A founder usually discovers the problem during a high-stakes moment. An investor asks for a clean growth narrative. A board deck needs consistent definitions. A hiring plan depends on knowing whether acquisition is efficient. Suddenly the issue isn't “we need better reporting.” It's “we can't trust that two people mean the same thing when they say revenue, active customer, or conversion.”

A business can move fast with messy systems for a while. It can't make good decisions for long if every important metric has three different versions.

For this purpose, a data warehouse becomes useful. Not as a prestige project. Not as a data team rite of passage. As a practical answer to a practical problem: your company needs one place that pulls data from different systems, organizes it consistently, and makes it usable for analysis.

That “single source of truth” phrase gets thrown around too casually, but the core idea is still valuable. If your payment data, product events, CRM records, and marketing spend can be joined in one system, you stop arguing about whose export is correct and start asking better questions.

The cost of staying patchwork

Without a shared analytical layer, teams usually fall into a few habits:

Spreadsheet stitching: Someone manually combines exports before every meeting.
Metric drift: Marketing and finance define the same KPI differently.
Slow decisions: Simple questions wait on an engineer or analyst.
Fragile reporting: One broken formula changes the story.

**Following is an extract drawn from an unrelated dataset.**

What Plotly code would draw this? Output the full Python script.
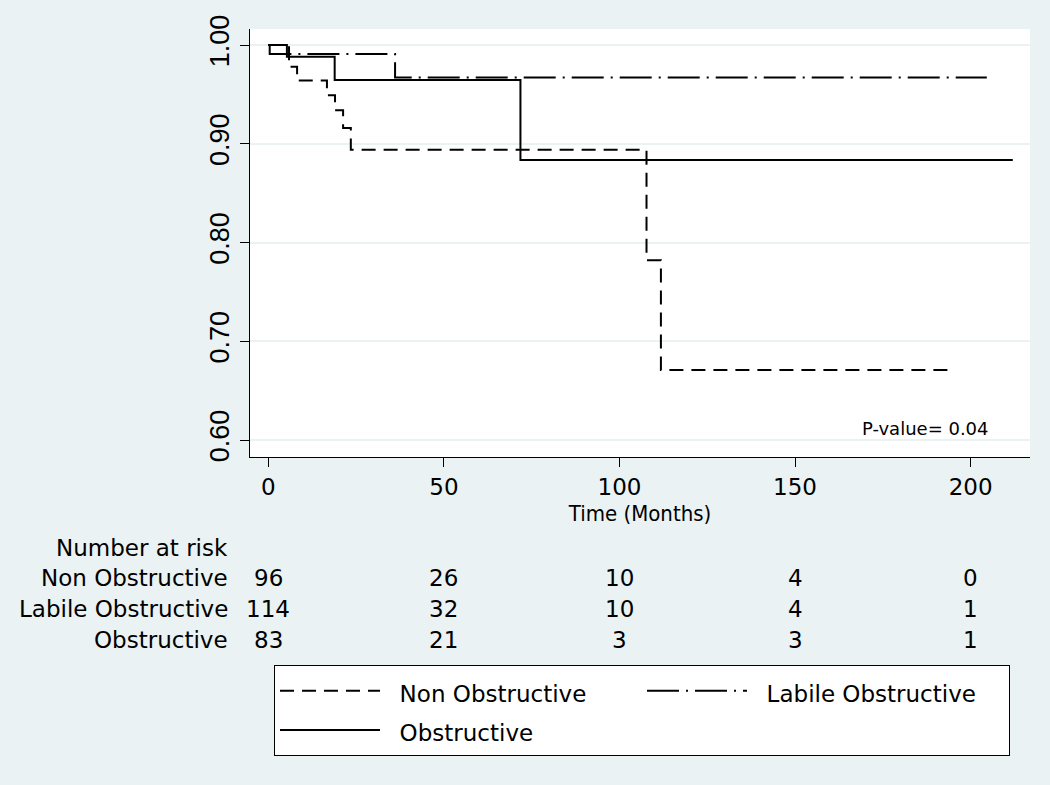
import plotly.graph_objects as go

# ---- Kaplan-Meier step data (time in months, survival probability) ----
non_obs_time = [0, 5.9, 8.2, 16.7, 19.0, 21.3, 23.5, 107.7, 111.8, 195.5]
non_obs_surv = [1.0, 0.978, 0.964, 0.949, 0.934, 0.916, 0.894, 0.782, 0.671, 0.671]

labile_time = [0, 0.4, 36.1, 204.6]
labile_surv = [1.0, 0.991, 0.967, 0.967]

obs_time = [0, 5.3, 18.9, 71.8, 212.0]
obs_surv = [1.0, 0.988, 0.9645, 0.8835, 0.8835]

group_names = ["Non Obstructive", "Labile Obstructive", "Obstructive"]

# ---- Number at risk table ----
risk_times = [0, 50, 100, 150, 200]
risk_non_obs = [96, 26, 10, 4, 0]
risk_labile = [114, 32, 10, 4, 1]
risk_obs = [83, 21, 3, 3, 1]

x_ticks = [0, 50, 100, 150, 200]
y_ticks = [0.60, 0.70, 0.80, 0.90, 1.00]
y_ticklabels = ["0.60", "0.70", "0.80", "0.90", "1.00"]

p_value_text = "P-value= 0.04"

# ---- layout geometry (pixels) ----
W, H = 1050, 785
ML, MR, MT, MB = 250, 20, 29, 328
PH = H - MT - MB  # plot height in px


def py(y_px):
    """Convert a pixel row (from top) to paper y."""
    return (H - MB - y_px) / PH


def px(x_px):
    return (x_px - ML) / (W - ML - MR)


BG = "#EAF2F3"
FONT = "DejaVu Sans"

fig = go.Figure()

styles = [
    dict(color="black", width=2, dash="14px,8px"),
    dict(color="black", width=2, dash="32px,7px,2px,7px"),
    dict(color="black", width=2, dash="solid"),
]
series = [(non_obs_time, non_obs_surv), (labile_time, labile_surv), (obs_time, obs_surv)]

NBSP = "\u00a0"
for (t, s), name, st in zip(series, group_names, styles):
    legend_label = '<span style="font-size:23px">' + NBSP * 2 + name + "</span>"
    fig.add_trace(go.Scatter(x=t, y=s, mode="lines", name=legend_label,
                             line=dict(shape="hv", **st),
                             hovertemplate=name + ": %{y:.3f} at %{x} months<extra></extra>"))

annotations = []
# Number at risk header and row labels
annotations.append(dict(text="Number at risk", xref="paper", yref="paper",
                        x=px(230), y=py(548), xanchor="right", yanchor="middle",
                        showarrow=False, font=dict(family=FONT, size=23, color="black")))
row_y = [578, 609, 640]
for name, counts, ry in zip(group_names, [risk_non_obs, risk_labile, risk_obs], row_y):
    annotations.append(dict(text=name, xref="paper", yref="paper",
                            x=px(230), y=py(ry), xanchor="right", yanchor="middle",
                            showarrow=False, font=dict(family=FONT, size=23, color="black")))
    for tt, c in zip(risk_times, counts):
        annotations.append(dict(text=str(c), xref="x", yref="paper",
                                x=tt, y=py(ry), xanchor="center", yanchor="middle",
                                showarrow=False, font=dict(family=FONT, size=23, color="black")))

annotations.append(dict(text=p_value_text, xref="paper", yref="paper",
                        x=px(991), y=py(428), xanchor="right", yanchor="middle",
                        showarrow=False, font=dict(family=FONT, size=18, color="black")))

fig.update_layout(
    width=W, height=H,
    margin=dict(l=ML, r=MR, t=MT, b=MB, autoexpand=False),
    paper_bgcolor=BG, plot_bgcolor="white",
    font=dict(family=FONT, size=23, color="black"),
    showlegend=True,
    legend=dict(orientation="h", x=px(274), y=py(665), xanchor="left", yanchor="top",
                bgcolor="white", bordercolor="black", borderwidth=1,
                font=dict(family=FONT, size=28, color="black"),
                itemwidth=100, entrywidth=252, entrywidthmode="pixels",
                traceorder="normal"),
    annotations=annotations,
    xaxis=dict(range=[-5.21, 216.9], tickvals=x_ticks, ticks="outside", ticklen=9,
               tickcolor="black", tickwidth=1, showline=True, linecolor="black", linewidth=1,
               showgrid=False, zeroline=False,
               tickfont=dict(family=FONT, size=23, color="black"),
               title=dict(text="Time (Months)", standoff=7,
                          font=dict(family="DejaVu Sans Condensed, Liberation Sans Narrow, DejaVu Sans",
                                    size=22, color="black"))),
    yaxis=dict(range=[0.5828, 1.0162], tickvals=y_ticks, ticktext=y_ticklabels,
               ticks="outside", ticklen=9, tickcolor="black", tickwidth=1,
               showline=True, linecolor="black", linewidth=1,
               showgrid=True, gridcolor=BG, gridwidth=2, zeroline=False,
               tickangle=-90,
               tickfont=dict(family="Liberation Sans, Arial", size=27, color="black")),
)

fig.write_html("out.html", config={"displayModeBar": False},
               post_script="document.body.style.margin='0px';")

For a small company, that drag hurts more than it would in a large enterprise. Startups don't lose because they lack dashboards. They lose because they answer important questions too late.

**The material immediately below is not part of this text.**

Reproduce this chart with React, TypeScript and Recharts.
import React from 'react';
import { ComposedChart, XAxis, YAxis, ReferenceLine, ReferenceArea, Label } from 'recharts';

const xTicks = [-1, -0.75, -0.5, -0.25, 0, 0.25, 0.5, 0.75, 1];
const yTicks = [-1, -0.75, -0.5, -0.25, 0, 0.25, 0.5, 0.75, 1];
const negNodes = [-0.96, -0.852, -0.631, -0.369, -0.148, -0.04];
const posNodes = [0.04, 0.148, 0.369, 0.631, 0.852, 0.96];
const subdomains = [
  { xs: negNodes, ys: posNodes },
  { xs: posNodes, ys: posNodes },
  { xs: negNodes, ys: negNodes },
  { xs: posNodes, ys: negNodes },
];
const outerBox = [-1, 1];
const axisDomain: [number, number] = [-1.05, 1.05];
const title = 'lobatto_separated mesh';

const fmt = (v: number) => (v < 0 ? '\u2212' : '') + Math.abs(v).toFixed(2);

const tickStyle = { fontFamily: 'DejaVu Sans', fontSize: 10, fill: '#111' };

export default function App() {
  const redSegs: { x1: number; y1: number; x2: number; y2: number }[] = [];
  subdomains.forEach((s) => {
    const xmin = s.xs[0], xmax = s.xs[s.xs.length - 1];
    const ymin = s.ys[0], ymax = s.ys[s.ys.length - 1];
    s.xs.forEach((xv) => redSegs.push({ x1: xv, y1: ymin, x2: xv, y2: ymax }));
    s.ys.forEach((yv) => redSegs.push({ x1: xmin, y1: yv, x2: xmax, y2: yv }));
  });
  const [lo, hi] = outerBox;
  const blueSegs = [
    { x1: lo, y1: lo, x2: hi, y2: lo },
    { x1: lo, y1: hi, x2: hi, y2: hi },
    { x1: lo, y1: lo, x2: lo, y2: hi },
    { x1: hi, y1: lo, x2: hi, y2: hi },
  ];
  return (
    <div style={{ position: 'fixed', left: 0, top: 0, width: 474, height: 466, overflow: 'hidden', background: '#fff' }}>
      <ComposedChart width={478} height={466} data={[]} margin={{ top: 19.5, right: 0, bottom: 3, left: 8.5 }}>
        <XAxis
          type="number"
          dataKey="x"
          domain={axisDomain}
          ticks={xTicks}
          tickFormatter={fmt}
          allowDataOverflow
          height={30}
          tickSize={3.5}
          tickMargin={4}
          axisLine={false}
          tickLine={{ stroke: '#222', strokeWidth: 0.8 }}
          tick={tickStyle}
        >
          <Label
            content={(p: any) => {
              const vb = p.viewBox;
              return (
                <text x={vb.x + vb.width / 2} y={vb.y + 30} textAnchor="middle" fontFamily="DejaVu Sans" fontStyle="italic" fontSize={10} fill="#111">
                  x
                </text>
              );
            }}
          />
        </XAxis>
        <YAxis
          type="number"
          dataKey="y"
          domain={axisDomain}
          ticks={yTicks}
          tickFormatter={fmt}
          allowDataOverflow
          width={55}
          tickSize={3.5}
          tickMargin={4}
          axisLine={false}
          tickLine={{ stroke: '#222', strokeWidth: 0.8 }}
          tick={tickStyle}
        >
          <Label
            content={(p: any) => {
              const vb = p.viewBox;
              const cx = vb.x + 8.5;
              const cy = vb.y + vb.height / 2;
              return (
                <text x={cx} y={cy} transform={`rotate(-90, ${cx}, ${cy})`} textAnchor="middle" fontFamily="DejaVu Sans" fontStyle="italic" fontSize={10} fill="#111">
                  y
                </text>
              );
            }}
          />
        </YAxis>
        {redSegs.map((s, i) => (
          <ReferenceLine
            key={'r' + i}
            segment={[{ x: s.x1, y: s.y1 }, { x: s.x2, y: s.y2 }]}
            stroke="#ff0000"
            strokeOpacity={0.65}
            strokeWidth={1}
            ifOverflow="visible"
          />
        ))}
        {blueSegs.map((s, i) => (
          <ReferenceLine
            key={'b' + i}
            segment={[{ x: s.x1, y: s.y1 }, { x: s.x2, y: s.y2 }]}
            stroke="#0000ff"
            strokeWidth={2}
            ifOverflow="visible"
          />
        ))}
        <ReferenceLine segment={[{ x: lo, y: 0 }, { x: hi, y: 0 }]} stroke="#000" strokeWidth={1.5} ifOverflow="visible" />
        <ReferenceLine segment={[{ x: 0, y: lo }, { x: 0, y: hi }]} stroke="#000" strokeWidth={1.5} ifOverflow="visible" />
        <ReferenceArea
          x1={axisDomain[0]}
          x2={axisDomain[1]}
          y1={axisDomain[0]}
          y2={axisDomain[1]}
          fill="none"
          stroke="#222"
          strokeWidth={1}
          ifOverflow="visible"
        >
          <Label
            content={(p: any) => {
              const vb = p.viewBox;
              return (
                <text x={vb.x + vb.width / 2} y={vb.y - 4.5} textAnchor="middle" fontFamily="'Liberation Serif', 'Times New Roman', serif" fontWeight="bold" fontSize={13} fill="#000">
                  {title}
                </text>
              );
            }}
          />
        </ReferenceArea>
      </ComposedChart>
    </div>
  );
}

A Data Warehouse Is Your Company's Central Library

A good mental model is a library.

Your business systems are like many different publishers sending in books. Stripe sends payment records. HubSpot sends lead data. Your product database sends account and usage data. Support tools send ticket history. A data warehouse gathers those “books” into one place, cleans them up, catalogs them, and arranges them so people can research the business without digging through raw operational systems.

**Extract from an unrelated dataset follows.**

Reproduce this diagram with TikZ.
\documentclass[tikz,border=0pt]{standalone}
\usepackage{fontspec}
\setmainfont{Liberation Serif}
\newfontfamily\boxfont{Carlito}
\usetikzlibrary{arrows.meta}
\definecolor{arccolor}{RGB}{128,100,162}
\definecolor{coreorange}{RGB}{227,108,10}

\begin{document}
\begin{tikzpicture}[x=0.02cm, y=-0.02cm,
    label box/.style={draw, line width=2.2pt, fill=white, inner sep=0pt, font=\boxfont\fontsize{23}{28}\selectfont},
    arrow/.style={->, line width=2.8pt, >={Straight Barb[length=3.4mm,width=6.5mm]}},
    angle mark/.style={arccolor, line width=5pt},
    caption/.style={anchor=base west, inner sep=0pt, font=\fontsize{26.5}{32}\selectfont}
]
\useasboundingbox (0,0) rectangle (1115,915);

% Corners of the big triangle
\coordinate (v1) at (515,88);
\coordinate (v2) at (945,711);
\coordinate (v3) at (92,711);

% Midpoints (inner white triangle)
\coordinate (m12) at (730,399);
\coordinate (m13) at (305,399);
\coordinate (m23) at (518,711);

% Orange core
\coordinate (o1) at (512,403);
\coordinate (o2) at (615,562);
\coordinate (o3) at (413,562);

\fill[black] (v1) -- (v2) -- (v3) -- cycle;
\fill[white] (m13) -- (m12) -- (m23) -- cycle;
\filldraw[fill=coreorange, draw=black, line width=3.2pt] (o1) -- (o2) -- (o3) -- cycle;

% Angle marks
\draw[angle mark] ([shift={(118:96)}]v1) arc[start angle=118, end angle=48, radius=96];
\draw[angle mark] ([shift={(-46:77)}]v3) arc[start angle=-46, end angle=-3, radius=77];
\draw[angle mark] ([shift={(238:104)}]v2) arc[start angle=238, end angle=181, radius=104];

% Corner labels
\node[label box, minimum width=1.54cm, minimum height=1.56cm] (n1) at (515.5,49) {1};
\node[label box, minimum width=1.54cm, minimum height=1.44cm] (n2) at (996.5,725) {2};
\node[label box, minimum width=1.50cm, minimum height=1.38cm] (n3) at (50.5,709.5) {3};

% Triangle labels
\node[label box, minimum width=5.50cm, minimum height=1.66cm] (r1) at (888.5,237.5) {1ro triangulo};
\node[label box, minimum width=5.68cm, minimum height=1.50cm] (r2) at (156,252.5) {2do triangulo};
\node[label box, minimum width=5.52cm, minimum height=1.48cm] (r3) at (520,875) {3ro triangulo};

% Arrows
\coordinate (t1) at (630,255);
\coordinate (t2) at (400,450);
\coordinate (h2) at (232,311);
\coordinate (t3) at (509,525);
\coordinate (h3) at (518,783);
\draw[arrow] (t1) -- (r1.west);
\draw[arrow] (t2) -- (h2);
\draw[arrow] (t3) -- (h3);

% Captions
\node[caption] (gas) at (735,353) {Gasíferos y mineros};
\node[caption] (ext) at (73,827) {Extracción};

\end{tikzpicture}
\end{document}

A diagram illustrating the concept of a data warehouse as a central library for company information.

Why the library analogy works

A warehouse isn't just storage. It's organized storage for analysis.

If your company's data were piled into a garage, you might technically “have” everything, but finding anything useful would take too long. A library works because materials are classified, labeled, and arranged for retrieval. A warehouse does the same thing with business data.

That's why the common definition matters. IBM describes a data warehouse as a centralized repository for analysis and explains that it's optimized for analytic workloads, not transaction processing, with data from operational systems organized for querying and reporting across large, historical datasets in a way that doesn't interfere with source systems (IBM's overview of data warehouses).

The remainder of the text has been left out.